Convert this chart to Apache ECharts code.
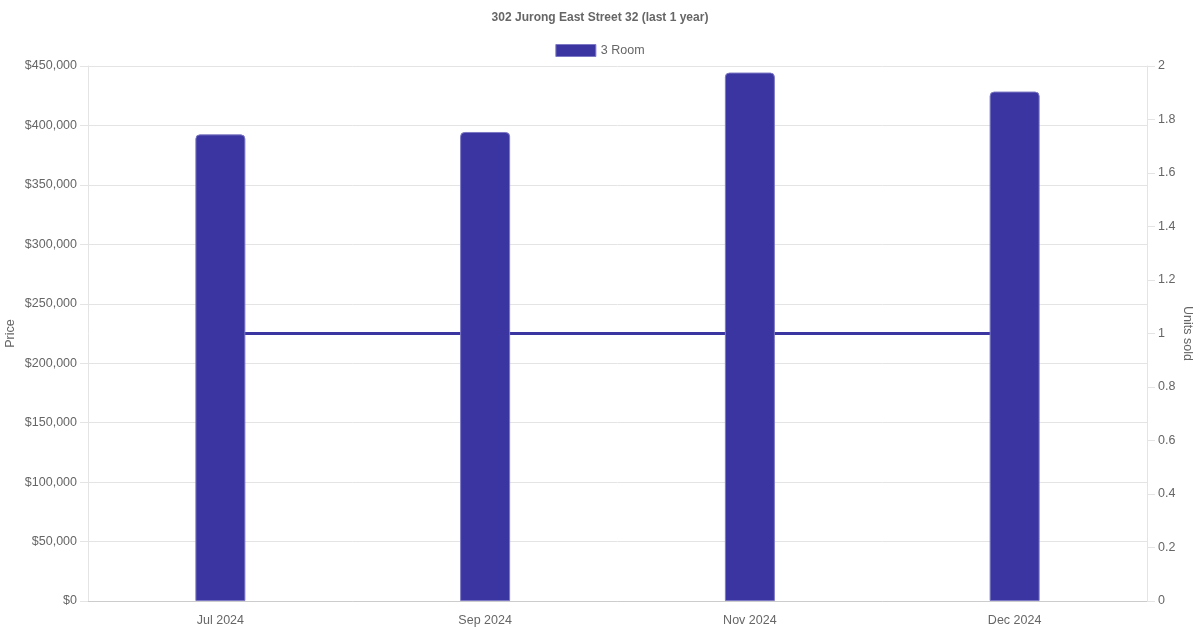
<!DOCTYPE html>
<html lang="en">
<head>
  <meta charset="UTF-8">
  <title>302 Jurong East Street 32</title>
  <script src="https://cdn.jsdelivr.net/npm/echarts@6/dist/echarts.min.js"></script>
  <style>
    html, body { margin: 0; padding: 0; background: #fff; }
    #main { width: 1200px; height: 630px; }
  </style>
</head>
<body>

<div id="main"></div>

<script>
  // data
  var months = ['Jul 2024', 'Sep 2024', 'Nov 2024', 'Dec 2024'];
  var prices = [392500, 394500, 444500, 428500];
  var unitsSold = [1, 1, 1, 1];

  var barColor = '#3a35a0';
  var txt = '#666';
  var font = 'Liberation Sans, Arial, sans-serif';

  var chart = echarts.init(document.getElementById('main'));
  chart.setOption({
    animation: false,
    textStyle: { fontFamily: font },
    title: {
      text: '302 Jurong East Street 32 (last 1 year)',
      left: 'center',
      top: 7,
      textStyle: { fontSize: 12, fontWeight: 'bold', color: txt, fontFamily: font }
    },
    legend: {
      top: 39,
      left: 'center',
      itemWidth: 40,
      itemHeight: 12,
      itemGap: 6,
      data: [{ name: '3 Room', icon: 'rect' }],
      itemStyle: { borderWidth: 1, borderColor: '#7d79c4' },
      textStyle: { fontSize: 12.5, color: txt, fontFamily: font }
    },
    grid: { left: 88, right: 53, top: 66, bottom: 29, containLabel: false, outerBoundsMode: 'none' },
    xAxis: {
      type: 'category',
      data: months,
      axisLine: { lineStyle: { color: '#ccc' } },
      axisTick: { show: false },
      axisLabel: { color: txt, fontSize: 12.5, margin: 13 },
      splitLine: { show: false }
    },
    yAxis: [{
      type: 'value',
      name: 'Price',
      nameLocation: 'middle',
      nameGap: 71,
      nameMoveOverlap: false,
      nameTextStyle: { color: txt, fontSize: 12.5 },
      min: 0,
      max: 450000,
      interval: 50000,
      axisLine: { show: true, lineStyle: { color: '#e4e4e4' } },
      axisTick: { show: true, length: 8, lineStyle: { color: '#e4e4e4' } },
      axisLabel: {
        color: txt, fontSize: 12.5, margin: 11,
        formatter: function (v) { return '$' + v.toLocaleString('en-US'); }
      },
      splitLine: { lineStyle: { color: '#e4e4e4' } }
    }, {
      type: 'value',
      name: 'Units sold',
      nameLocation: 'middle',
      nameGap: 34,
      nameMoveOverlap: false,
      nameRotate: -90,
      nameTextStyle: { color: txt, fontSize: 12.5 },
      min: 0,
      max: 2,
      interval: 0.2,
      axisLine: { show: true, lineStyle: { color: '#e4e4e4' } },
      axisTick: { show: true, length: 8, lineStyle: { color: '#e4e4e4' } },
      axisLabel: { color: txt, fontSize: 12.5, margin: 11 },
      splitLine: { show: false }
    }],
    series: [{
      name: 'Units sold',
      type: 'line',
      yAxisIndex: 1,
      data: unitsSold,
      symbol: 'none',
      z: 1,
      lineStyle: { color: barColor, width: 3 },
      itemStyle: { color: barColor }
    }, {
      name: '3 Room',
      type: 'bar',
      yAxisIndex: 0,
      data: prices,
      barWidth: 50,
      z: 2,
      itemStyle: {
        color: barColor,
        borderColor: '#7d79c4',
        borderWidth: 1,
        borderRadius: [4, 4, 0, 0]
      }
    }]
  });
</script>
</body>
</html>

------------------------------------------------------------

• **Exercise details**
Exactly as they appear, print the lines of the listing above from its first line through the line that contains "var font = 'Liberation", minus the pictures.

• **Correct output**
Convert this chart to Apache ECharts code.
<!DOCTYPE html>
<html lang="en">
<head>
  <meta charset="UTF-8">
  <title>302 Jurong East Street 32</title>
  <script src="https://cdn.jsdelivr.net/npm/echarts@6/dist/echarts.min.js"></script>
  <style>
    html, body { margin: 0; padding: 0; background: #fff; }
    #main { width: 1200px; height: 630px; }
  </style>
</head>
<body>

<div id="main"></div>

<script>
  // data
  var months = ['Jul 2024', 'Sep 2024', 'Nov 2024', 'Dec 2024'];
  var prices = [392500, 394500, 444500, 428500];
  var unitsSold = [1, 1, 1, 1];

  var barColor = '#3a35a0';
  var txt = '#666';
  var font = 'Liberation Sans, Arial, sans-serif';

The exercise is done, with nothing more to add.